- **Task instructions**:
Using the listing below, output only the lines from the one that contains "Write a Python" through the one that contains "from bokeh.core.properties import value", inclusive, exactly as given and without images.

[start of Material shown]

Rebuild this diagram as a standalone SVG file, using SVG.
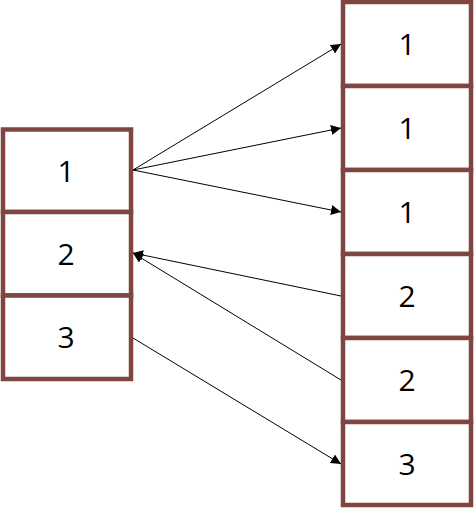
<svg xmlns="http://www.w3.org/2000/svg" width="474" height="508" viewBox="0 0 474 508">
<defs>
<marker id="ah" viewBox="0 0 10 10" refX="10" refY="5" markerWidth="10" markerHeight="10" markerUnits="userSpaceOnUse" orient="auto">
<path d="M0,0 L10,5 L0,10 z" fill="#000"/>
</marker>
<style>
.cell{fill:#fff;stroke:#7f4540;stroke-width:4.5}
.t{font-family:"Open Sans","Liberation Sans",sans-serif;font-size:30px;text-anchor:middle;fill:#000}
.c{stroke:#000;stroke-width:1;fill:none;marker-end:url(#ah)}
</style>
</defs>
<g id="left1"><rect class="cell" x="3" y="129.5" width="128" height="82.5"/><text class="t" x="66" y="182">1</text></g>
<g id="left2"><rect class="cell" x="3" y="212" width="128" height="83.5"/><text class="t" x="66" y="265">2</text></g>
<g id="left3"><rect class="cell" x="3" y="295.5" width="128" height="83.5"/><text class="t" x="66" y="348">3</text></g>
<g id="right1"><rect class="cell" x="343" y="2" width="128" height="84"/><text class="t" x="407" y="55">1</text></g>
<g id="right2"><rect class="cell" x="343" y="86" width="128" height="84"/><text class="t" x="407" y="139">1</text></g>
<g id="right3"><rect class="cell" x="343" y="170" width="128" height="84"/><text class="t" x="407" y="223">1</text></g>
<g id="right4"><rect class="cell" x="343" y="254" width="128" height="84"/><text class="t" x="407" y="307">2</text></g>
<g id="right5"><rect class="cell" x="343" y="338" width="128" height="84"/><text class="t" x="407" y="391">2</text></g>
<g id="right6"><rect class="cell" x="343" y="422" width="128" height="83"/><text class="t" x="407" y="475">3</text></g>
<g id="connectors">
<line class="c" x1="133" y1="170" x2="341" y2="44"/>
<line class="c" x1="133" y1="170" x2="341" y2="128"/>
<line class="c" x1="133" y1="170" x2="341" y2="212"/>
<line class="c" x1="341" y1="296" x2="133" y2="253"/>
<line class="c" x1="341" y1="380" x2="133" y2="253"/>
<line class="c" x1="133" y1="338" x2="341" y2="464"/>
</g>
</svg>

[end of Material shown]
[start of Material shown]

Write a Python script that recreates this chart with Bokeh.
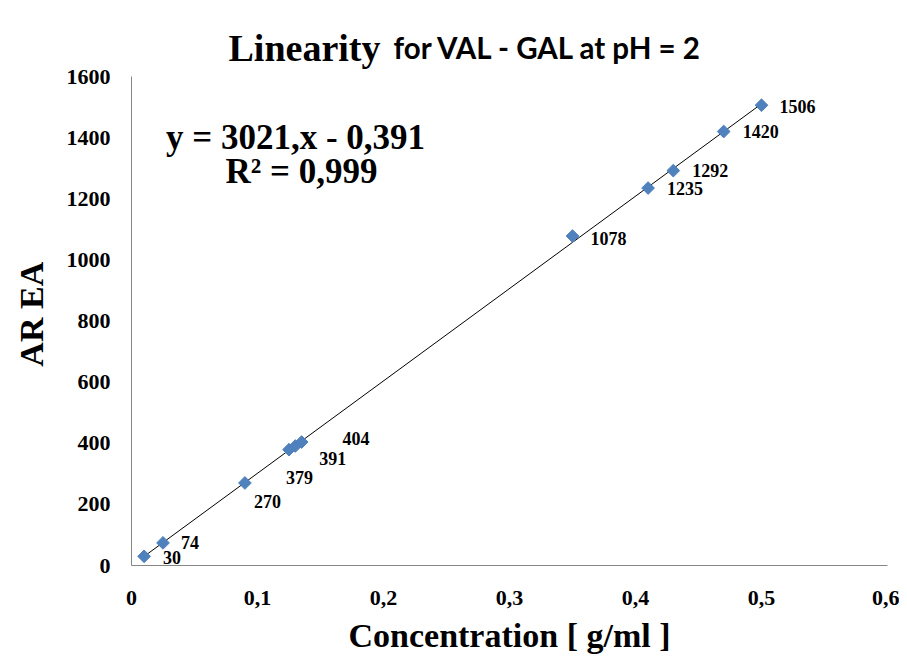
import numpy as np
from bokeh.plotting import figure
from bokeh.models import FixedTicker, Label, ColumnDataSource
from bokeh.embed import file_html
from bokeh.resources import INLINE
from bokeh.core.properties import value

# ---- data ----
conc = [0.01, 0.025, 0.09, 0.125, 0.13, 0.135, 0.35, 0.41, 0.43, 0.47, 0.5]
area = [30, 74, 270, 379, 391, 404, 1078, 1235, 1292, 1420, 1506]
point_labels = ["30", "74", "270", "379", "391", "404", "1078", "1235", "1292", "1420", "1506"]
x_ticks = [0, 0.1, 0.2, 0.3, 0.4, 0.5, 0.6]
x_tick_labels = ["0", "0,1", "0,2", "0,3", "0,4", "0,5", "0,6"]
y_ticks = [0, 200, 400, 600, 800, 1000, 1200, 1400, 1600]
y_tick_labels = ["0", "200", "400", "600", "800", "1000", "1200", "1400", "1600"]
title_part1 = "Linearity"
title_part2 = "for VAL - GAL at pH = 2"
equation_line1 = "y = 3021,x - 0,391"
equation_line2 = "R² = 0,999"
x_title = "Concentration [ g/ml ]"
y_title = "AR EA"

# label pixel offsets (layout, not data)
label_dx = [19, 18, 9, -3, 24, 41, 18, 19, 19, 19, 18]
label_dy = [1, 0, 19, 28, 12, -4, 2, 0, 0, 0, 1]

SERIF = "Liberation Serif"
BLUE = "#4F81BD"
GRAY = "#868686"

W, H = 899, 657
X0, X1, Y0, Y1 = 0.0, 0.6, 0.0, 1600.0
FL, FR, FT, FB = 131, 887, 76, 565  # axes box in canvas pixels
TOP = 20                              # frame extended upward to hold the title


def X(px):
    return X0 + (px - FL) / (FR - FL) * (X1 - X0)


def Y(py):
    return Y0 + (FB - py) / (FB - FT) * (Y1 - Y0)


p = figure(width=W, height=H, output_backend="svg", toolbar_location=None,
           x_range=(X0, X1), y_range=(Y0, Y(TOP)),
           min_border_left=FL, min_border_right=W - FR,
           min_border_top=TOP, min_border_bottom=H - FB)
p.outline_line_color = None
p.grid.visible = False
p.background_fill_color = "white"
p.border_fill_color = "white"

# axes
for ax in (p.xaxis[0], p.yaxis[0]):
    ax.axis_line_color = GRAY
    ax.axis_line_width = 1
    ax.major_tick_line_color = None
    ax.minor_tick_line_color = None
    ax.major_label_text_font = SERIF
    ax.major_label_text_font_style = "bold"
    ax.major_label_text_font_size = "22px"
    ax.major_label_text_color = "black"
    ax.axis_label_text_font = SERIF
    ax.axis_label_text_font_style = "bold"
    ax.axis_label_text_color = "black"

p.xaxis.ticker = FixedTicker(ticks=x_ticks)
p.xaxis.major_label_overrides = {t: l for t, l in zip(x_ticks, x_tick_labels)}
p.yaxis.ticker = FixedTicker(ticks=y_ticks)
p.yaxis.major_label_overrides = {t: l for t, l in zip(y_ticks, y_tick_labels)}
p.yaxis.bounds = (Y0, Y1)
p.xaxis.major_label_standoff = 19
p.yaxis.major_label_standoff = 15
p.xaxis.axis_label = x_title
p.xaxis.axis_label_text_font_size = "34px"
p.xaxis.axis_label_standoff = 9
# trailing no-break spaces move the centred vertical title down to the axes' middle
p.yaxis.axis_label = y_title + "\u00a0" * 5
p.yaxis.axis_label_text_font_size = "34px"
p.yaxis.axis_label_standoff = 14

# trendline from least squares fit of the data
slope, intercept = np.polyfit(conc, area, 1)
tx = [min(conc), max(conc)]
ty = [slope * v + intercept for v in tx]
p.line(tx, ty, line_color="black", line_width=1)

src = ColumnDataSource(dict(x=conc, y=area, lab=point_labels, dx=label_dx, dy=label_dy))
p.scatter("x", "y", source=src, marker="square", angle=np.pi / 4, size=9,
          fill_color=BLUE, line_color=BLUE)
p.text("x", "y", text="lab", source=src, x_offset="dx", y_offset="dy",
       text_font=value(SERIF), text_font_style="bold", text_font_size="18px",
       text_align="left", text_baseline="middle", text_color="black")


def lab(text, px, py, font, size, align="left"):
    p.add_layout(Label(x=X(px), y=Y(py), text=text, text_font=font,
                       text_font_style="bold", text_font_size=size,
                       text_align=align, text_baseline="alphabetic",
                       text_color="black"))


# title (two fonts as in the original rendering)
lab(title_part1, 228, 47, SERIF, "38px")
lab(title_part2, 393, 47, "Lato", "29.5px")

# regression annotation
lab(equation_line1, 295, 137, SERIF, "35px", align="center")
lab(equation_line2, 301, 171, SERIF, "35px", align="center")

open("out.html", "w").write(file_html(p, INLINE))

[end of Material shown]
[start of Material shown]

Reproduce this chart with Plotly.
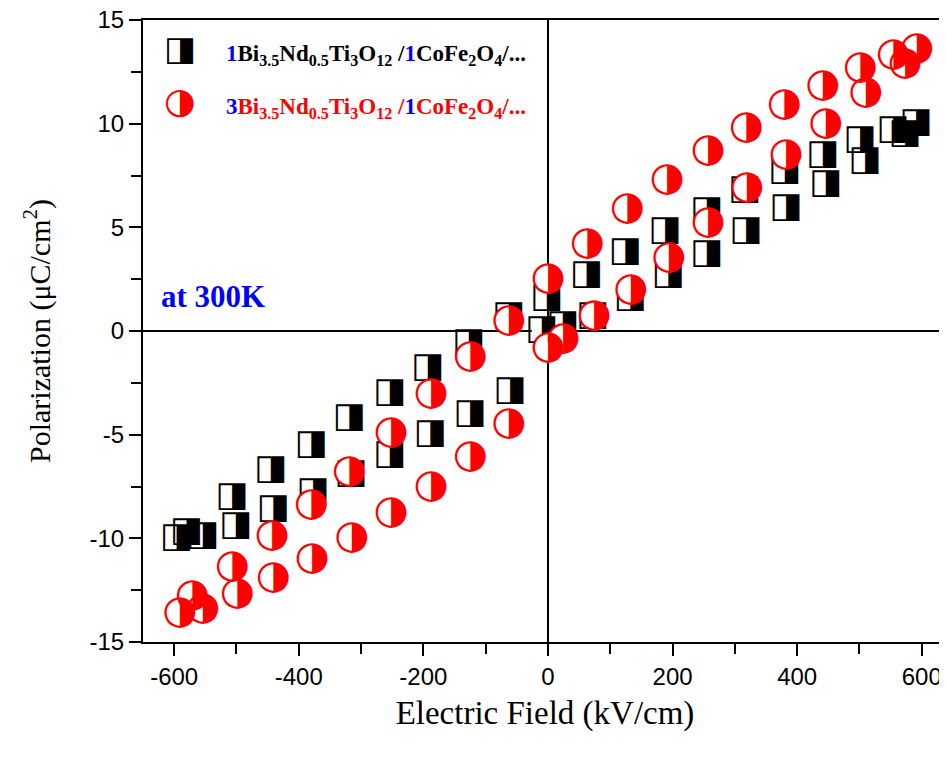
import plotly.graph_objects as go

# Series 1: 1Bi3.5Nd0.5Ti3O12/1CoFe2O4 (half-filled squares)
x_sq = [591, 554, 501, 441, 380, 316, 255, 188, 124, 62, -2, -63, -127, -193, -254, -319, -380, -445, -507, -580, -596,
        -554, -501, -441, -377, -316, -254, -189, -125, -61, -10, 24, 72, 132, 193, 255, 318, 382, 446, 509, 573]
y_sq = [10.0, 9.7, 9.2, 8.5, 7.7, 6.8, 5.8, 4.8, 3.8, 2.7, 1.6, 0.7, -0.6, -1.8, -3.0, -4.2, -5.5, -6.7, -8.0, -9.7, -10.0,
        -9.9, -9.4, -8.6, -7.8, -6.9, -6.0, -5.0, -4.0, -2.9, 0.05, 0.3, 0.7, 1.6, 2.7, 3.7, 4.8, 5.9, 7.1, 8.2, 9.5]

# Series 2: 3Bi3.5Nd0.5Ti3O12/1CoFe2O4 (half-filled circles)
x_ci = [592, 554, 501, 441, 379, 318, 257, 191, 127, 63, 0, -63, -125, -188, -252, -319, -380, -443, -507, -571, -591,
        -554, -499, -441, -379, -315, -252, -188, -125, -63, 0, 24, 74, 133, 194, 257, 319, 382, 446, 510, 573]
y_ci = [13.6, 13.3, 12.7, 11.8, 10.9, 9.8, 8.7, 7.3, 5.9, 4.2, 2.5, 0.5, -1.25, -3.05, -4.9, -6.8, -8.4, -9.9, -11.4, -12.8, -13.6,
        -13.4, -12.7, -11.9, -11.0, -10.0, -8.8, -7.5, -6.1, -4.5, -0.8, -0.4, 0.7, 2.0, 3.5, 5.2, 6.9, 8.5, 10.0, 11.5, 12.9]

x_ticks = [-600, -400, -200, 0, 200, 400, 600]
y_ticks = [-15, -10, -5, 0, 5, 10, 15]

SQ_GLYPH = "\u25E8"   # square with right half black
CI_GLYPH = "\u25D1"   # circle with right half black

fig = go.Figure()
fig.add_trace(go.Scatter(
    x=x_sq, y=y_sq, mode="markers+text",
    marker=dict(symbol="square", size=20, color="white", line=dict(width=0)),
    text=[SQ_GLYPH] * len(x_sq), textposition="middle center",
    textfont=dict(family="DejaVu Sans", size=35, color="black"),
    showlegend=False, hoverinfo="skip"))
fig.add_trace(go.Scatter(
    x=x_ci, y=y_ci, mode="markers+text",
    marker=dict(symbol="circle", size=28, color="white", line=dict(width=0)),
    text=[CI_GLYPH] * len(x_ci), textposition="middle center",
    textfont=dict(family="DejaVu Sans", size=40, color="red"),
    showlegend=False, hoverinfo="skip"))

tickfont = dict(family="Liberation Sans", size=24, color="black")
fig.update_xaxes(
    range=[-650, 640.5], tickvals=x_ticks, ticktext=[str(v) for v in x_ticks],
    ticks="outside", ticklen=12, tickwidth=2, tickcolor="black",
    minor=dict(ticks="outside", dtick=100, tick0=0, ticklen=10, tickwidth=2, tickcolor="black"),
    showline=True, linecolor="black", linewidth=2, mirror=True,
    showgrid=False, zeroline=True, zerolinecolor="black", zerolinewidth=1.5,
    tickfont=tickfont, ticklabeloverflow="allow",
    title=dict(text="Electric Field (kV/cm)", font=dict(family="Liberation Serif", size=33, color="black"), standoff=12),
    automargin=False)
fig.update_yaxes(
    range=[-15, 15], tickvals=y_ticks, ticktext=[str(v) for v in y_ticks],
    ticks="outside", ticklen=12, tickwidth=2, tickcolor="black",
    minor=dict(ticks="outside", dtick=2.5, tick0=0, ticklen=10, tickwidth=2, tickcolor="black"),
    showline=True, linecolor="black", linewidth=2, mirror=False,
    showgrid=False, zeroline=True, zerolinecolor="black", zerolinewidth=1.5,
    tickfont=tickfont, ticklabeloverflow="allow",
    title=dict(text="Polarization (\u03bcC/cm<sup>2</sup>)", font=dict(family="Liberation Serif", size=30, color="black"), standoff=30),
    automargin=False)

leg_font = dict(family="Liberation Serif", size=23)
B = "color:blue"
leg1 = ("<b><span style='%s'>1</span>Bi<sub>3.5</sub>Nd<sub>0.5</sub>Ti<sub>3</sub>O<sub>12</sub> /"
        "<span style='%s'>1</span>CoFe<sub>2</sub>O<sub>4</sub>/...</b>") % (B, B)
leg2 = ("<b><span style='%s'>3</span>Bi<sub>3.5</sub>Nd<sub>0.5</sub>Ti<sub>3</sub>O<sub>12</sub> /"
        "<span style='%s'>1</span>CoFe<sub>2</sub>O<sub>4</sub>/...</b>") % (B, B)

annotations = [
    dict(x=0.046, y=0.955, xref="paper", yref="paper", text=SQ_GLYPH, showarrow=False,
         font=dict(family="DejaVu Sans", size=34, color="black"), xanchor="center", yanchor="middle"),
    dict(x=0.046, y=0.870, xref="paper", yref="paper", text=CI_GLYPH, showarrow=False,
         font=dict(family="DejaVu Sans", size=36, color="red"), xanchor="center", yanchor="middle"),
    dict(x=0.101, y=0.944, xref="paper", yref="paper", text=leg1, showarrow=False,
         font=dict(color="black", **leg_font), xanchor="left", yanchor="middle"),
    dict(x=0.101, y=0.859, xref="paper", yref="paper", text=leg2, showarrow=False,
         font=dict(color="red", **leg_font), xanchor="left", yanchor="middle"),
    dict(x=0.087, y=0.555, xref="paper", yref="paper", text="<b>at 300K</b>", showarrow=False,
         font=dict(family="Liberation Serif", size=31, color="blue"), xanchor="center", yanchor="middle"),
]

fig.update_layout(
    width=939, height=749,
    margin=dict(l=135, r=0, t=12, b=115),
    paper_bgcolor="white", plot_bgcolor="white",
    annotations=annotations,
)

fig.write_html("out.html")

[end of Material shown]

- **Output for this exercise**:
Write a Python script that recreates this chart with Bokeh.
import numpy as np
from bokeh.plotting import figure
from bokeh.models import FixedTicker, Label, ColumnDataSource
from bokeh.embed import file_html
from bokeh.resources import INLINE
from bokeh.core.properties import value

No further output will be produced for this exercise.